Little Nightmares - recensione
Era l'E3 del 2005 e la generazione che avrebbe consacrato Microsoft come una potenza nel mondo console era alle porte, ma questo poco interessava a un piccolo studio svedese appena formatosi e pieno di entusiasmo per la possibilità di tentare il grande salto, di lanciare il gioco della vita, quello che aveva sempre sognato.
The City of Metronome fu uno dei protagonisti di quella edizione dell'evento losangelino, un gioco curioso e affascinante che incontrò il favore di una discreta schiera di appassionati e che sembrava avere le carte in regola per proporsi come la hit inaspettata dei primi anni di PlayStation 3. Ma si sa, spesso il potenziale non basta e investire in un team comparso pressoché dal nulla spaventò tutti i publisher dell'epoca.
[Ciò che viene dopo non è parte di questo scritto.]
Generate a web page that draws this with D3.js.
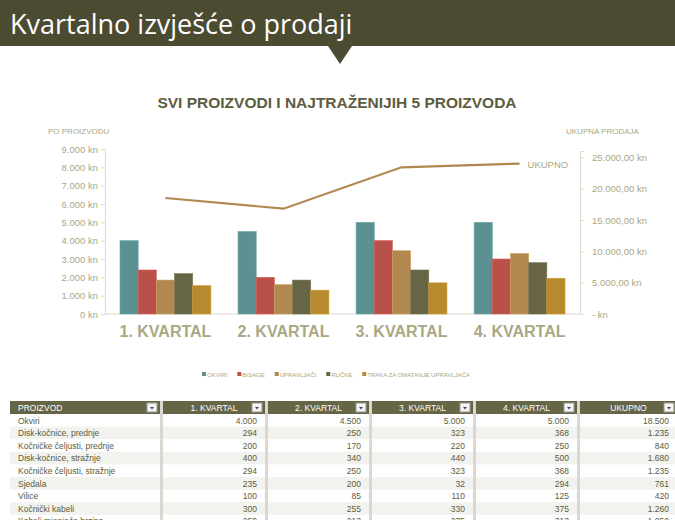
<!DOCTYPE html>
<html><head><meta charset="utf-8">
<script src="https://cdn.jsdelivr.net/npm/d3@7"></script>
<style>
body{margin:0;background:#fff;font-family:"Liberation Sans Narrow","Liberation Sans",sans-serif;}
</style></head>
<body><svg id="c" width="675" height="520"></svg>
<script>
// chart data
var quarters = ["1. KVARTAL", "2. KVARTAL", "3. KVARTAL", "4. KVARTAL"];
var seriesNames = ["OKVIRI", "BISAGE", "UPRAVLJAČI", "RUČKE", "TRAKA ZA OMATANJE UPRAVLJAČA"];
var seriesColors = ["#5b9190", "#b9504a", "#b08850", "#666646", "#b78a2e"];
var okviri = [4000, 4500, 5000, 5000];
var bisage = [2400, 2000, 4000, 3000];
var upravljaci = [1850, 1600, 3450, 3300];
var rucke = [2200, 1850, 2400, 2800];
var traka = [1550, 1300, 1700, 1950];
var ukupno = [18500, 16800, 23400, 24000];
var leftTicks = [0, 1000, 2000, 3000, 4000, 5000, 6000, 7000, 8000, 9000];
var rightTicks = [0, 5000, 10000, 15000, 20000, 25000];

// table data
var tableCols = ["PROIZVOD", "1. KVARTAL", "2. KVARTAL", "3. KVARTAL", "4. KVARTAL", "UKUPNO"];
var products = ["Okviri", "Disk-kočnice, prednje", "Kočničke čeljusti, prednje", "Disk-kočnice, stražnje",
  "Kočničke čeljusti, stražnje", "Sjedala", "Vilice", "Kočnički kabeli", "Kabeli mjenjača brzina"];
var q1 = [4000, 294, 200, 400, 294, 235, 100, 300, 250];
var q2 = [4500, 250, 170, 340, 250, 200, 85, 255, 213];
var q3 = [5000, 323, 220, 440, 323, 32, 110, 330, 275];
var q4 = [5000, 368, 250, 500, 368, 294, 125, 375, 313];
var totals = [18500, 1235, 840, 1680, 1235, 761, 420, 1260, 1050];

var svg = d3.select("#c");
var olive = "#4b4b32", labelCol = "#a9a784";
var fmt = d3.formatLocale({decimal: ",", thousands: ".", grouping: [3], currency: ["", ""]});
var fInt = fmt.format(",.0f"), fDec = fmt.format(",.2f");

// header banner
svg.append("rect").attr("x", 0).attr("y", 0).attr("width", 675).attr("height", 46).attr("fill", olive);
svg.append("path").attr("d", "M328,46 L352,46 L340,64 Z").attr("fill", olive);
svg.append("text").attr("x", 10).attr("y", 34).attr("fill", "#fff")
  .style("font-family", "'Open Sans',sans-serif").style("font-size", "27px").text("Kvartalno izvješće o prodaji");

svg.append("text").attr("x", 337).attr("y", 108).attr("text-anchor", "middle").attr("fill", "#5c5c3e")
  .style("font-size", "15.5px").style("font-weight", "bold").text("SVI PROIZVODI I NAJTRAŽENIJIH 5 PROIZVODA");

// scales
var x0 = d3.scaleBand().domain(quarters).range([107, 578]).paddingInner(0.23).paddingOuter(0.11);
var x1 = d3.scaleBand().domain(seriesNames).range([0, x0.bandwidth()]);
var yL = d3.scaleLinear().domain([0, 9000]).range([314, 149]);
var yR = d3.scaleLinear().domain([0, 26000]).range([314, 151]);

var axL = svg.append("g").attr("transform", "translate(105,0)")
  .call(d3.axisLeft(yL).tickValues(leftTicks).tickSize(4).tickFormat(function (d) { return fInt(d) + " kn"; }));
var axR = svg.append("g").attr("transform", "translate(580,0)")
  .call(d3.axisRight(yR).tickValues(rightTicks).tickSize(4).tickPadding(8)
    .tickFormat(function (d) { return d === 0 ? "-   kn" : fDec(d) + " kn"; }));
[axL, axR].forEach(function (a) {
  a.select(".domain").attr("stroke", "#dcdccb");
  a.selectAll(".tick line").attr("stroke", "#dcdccb");
  a.selectAll("text").attr("fill", labelCol).style("font-size", "9.5px").style("font-family", "'Liberation Sans',sans-serif");
});
svg.append("line").attr("x1", 105).attr("x2", 580).attr("y1", 314).attr("y2", 314).attr("stroke", "#dcdccb");

svg.append("text").attr("x", 48).attr("y", 134).attr("fill", labelCol).style("font-size", "8px")
  .style("font-family", "'Liberation Sans',sans-serif").text("PO PROIZVODU");
svg.append("text").attr("x", 566).attr("y", 134).attr("fill", labelCol).style("font-size", "8px")
  .style("font-family", "'Liberation Sans',sans-serif").text("UKUPNA PRODAJA");

// bars
var series = [okviri, bisage, upravljaci, rucke, traka];
quarters.forEach(function (q, qi) {
  series.forEach(function (s, si) {
    svg.append("rect").attr("x", x0(q) + x1(seriesNames[si])).attr("y", yL(s[qi]))
      .attr("width", x1.bandwidth()).attr("height", 314 - yL(s[qi]))
      .attr("fill", seriesColors[si]).attr("stroke", d3.color(seriesColors[si]).brighter(0.4)).attr("stroke-width", 0.6);
  });
  svg.append("text").attr("x", x0(q) + x0.bandwidth() / 2).attr("y", 337).attr("text-anchor", "middle")
    .attr("fill", labelCol).style("font-size", "16px").style("font-weight", "bold").text(q);
});

// total line
var line = d3.line().x(function (d, i) { return x0(quarters[i]) + x0.bandwidth() / 2; }).y(function (d) { return yR(d); });
svg.append("path").datum(ukupno).attr("d", line).attr("fill", "none").attr("stroke", "#b08850").attr("stroke-width", 2.2);
svg.append("text").attr("x", x0(quarters[3]) + x0.bandwidth() / 2 + 8).attr("y", yR(ukupno[3]) + 4)
  .attr("fill", labelCol).style("font-size", "9.5px").style("font-family", "'Liberation Sans',sans-serif").text("UKUPNO");

// legend
var lg = svg.append("g").attr("transform", "translate(202,377)");
var lx = 0;
seriesNames.forEach(function (n, i) {
  lg.append("rect").attr("x", lx).attr("y", -5).attr("width", 4).attr("height", 4).attr("fill", seriesColors[i]);
  var t = lg.append("text").attr("x", lx + 5).attr("y", 0).attr("fill", labelCol).style("font-size", "6px")
    .style("font-family", "'Liberation Sans',sans-serif").text(n);
  lx += t.node().getComputedTextLength() + 15;
});

// table
var colX = [10, 163, 268, 372, 476, 580];
var colW = [150, 102, 101, 101, 101, 97];
var rowH = 12.6, tableTop = 401;
var tableVals = [q1, q2, q3, q4, totals];
products.forEach(function (p, r) {
  if (r % 2 === 1) {
    colX.forEach(function (cx, c) {
      svg.append("rect").attr("x", cx).attr("y", tableTop + 13 + r * rowH).attr("width", colW[c]).attr("height", rowH).attr("fill", "#f2f2ee");
    });
  }
});
colX.forEach(function (cx, c) {
  svg.append("rect").attr("x", cx).attr("y", tableTop).attr("width", colW[c]).attr("height", 13).attr("fill", "#666646");
  svg.append("text").attr("x", c === 0 ? cx + 8 : cx + colW[c] / 2).attr("y", tableTop + 10)
    .attr("text-anchor", c === 0 ? "start" : "middle").attr("fill", "#fff").style("font-size", "8.5px").text(tableCols[c]);
  svg.append("rect").attr("x", cx + colW[c] - 13).attr("y", tableTop + 2).attr("width", 10).attr("height", 9).attr("fill", "#f4f4f4").attr("stroke", "#999");
  svg.append("path").attr("d", "M" + (cx + colW[c] - 10) + "," + (tableTop + 6) + " l4,0 l-2,2.5 Z").attr("fill", "#444");
  if (c > 0) {
    svg.append("rect").attr("x", cx - 3).attr("y", tableTop).attr("width", 3).attr("height", 120).attr("fill", "#d8d8d0");
  }
});
products.forEach(function (p, r) {
  var y = tableTop + 13 + r * rowH + 9.5;
  svg.append("text").attr("x", 18).attr("y", y).attr("fill", "#5c5c3e").style("font-size", "8.5px").text(p);
  tableVals.forEach(function (vals, c) {
    svg.append("text").attr("x", colX[c + 1] + colW[c + 1] - 8).attr("y", y).attr("text-anchor", "end")
      .attr("fill", "#5c5c3e").style("font-size", "8.5px").text(fInt(vals[r]));
  });
});
</script></body></html>
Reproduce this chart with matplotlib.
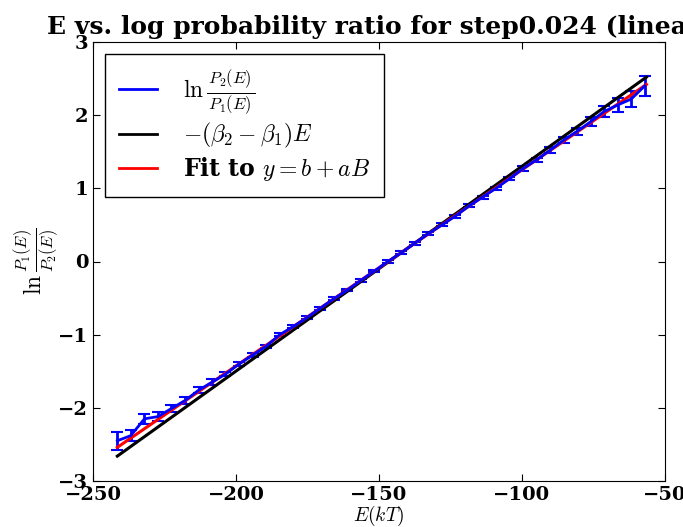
import matplotlib
matplotlib.use("Agg")
import matplotlib.pyplot as plt
from matplotlib.lines import Line2D

plt.rcParams.update({
    'font.family': 'serif',
    'font.serif': ['DejaVu Serif'],
    'font.weight': 'bold',
    'mathtext.fontset': 'cm',
    'xtick.direction': 'in',
    'ytick.direction': 'in',
    'xtick.top': True,
    'ytick.right': True,
    'xtick.major.size': 5,
    'ytick.major.size': 5,
    'xtick.labelsize': 14,
    'ytick.labelsize': 14,
})

# energy bins (kT)
energy = [-241.5, -236.8, -232.0, -227.3, -222.6, -217.8, -213.1, -208.4, -203.7, -198.9,
          -194.2, -189.5, -184.7, -180.0, -175.3, -170.6, -165.8, -161.1, -156.4, -151.6,
          -146.9, -142.2, -137.5, -132.7, -128.0, -123.3, -118.5, -113.8, -109.1, -104.4,
          -99.6, -94.9, -90.2, -85.4, -80.7, -76.0, -71.3, -66.5, -61.8, -57.1]
# measured log ratio and its error
log_ratio = [-2.45, -2.38, -2.15, -2.12, -2.01, -1.90, -1.76, -1.65, -1.54, -1.40,
             -1.28, -1.16, -1.00, -0.89, -0.77, -0.64, -0.51, -0.39, -0.26, -0.13,
             0.00, 0.12, 0.25, 0.38, 0.50, 0.62, 0.76, 0.88, 1.00, 1.13,
             1.27, 1.39, 1.52, 1.66, 1.78, 1.91, 2.05, 2.14, 2.22, 2.40]
log_err = [0.12, 0.08, 0.07, 0.06, 0.05, 0.05, 0.04, 0.04, 0.03, 0.03,
           0.03, 0.02, 0.02, 0.02, 0.02, 0.02, 0.02, 0.02, 0.02, 0.02,
           0.02, 0.02, 0.02, 0.02, 0.02, 0.02, 0.02, 0.02, 0.02, 0.02,
           0.03, 0.03, 0.04, 0.04, 0.05, 0.06, 0.07, 0.09, 0.11, 0.14]
# theory line and linear fit (end points)
line_e = [-241.5, -56.5]
theory = [-2.66, 2.52]
fit = [-2.54, 2.42]

fig = plt.figure(figsize=(6.83, 5.27), dpi=100)
ax = fig.add_axes([93/683, 46/527, 572/683, 439/527])

ax.errorbar(energy, log_ratio, yerr=log_err, color='blue', lw=2, capsize=4,
            elinewidth=2, capthick=1.5)
ax.plot(line_e, theory, color='black', lw=2.2)
ax.plot(line_e, fit, color='red', lw=2.2)

ax.set_xlim(-250, -50)
ax.set_ylim(-3, 3)
ax.set_xticks([-250, -200, -150, -100, -50])
ax.set_yticks([-3, -2, -1, 0, 1, 2, 3])
ax.set_xlabel(r'$E(kT)$', fontsize=14, labelpad=0)
ax.set_ylabel(r'$\ln\frac{P_1(E)}{P_2(E)}$', fontsize=17, labelpad=-2)
ax.set_title('E vs. log probability ratio for step0.024 (linear)',
             fontsize=18, fontweight='bold', pad=6)

handles = [Line2D([], [], color='blue', lw=2),
           Line2D([], [], color='black', lw=2),
           Line2D([], [], color='red', lw=2)]
labels = [r'$\ln\frac{\,P_2(E)\,}{\,P_1(E)\,}$', r'$-(\beta_2-\beta_1)E$',
          r'Fit to $y=b+aB$']
leg = ax.legend(handles, labels, loc='upper left', fontsize=17, fancybox=False,
                framealpha=1, edgecolor='black', handlelength=1.6,
                handletextpad=1.1, borderaxespad=0.5, borderpad=0.6,
                labelspacing=0.2)
leg.get_frame().set_linewidth(1)

fig.savefig('out.png', dpi=100)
Tarsier Studios (ai tempi Team Tarsier) non si fece abbattere, ingoiò quel boccone amaro e riuscì a trovare la propria strada soprattutto grazie alla collaborazione con Sony e coi talentuosi papà di Little Big Planet, Media Molecule.
Essere dei creativi e non poter sfogare a pieno le proprie idee in un progetto davvero originale è, tuttavia, un cruccio impossibile da ignorare. Così nel 2014 venne annunciato l'interessante Hunger. Passano gli anni, un paio di teaser trailer e poi il nulla. Il sospetto di un altro caso The City of Metronome inizia a farsi strada fino a quando il progetto rispunta dal nulla come un multipiattaforma pubblicato da Bandai Namco.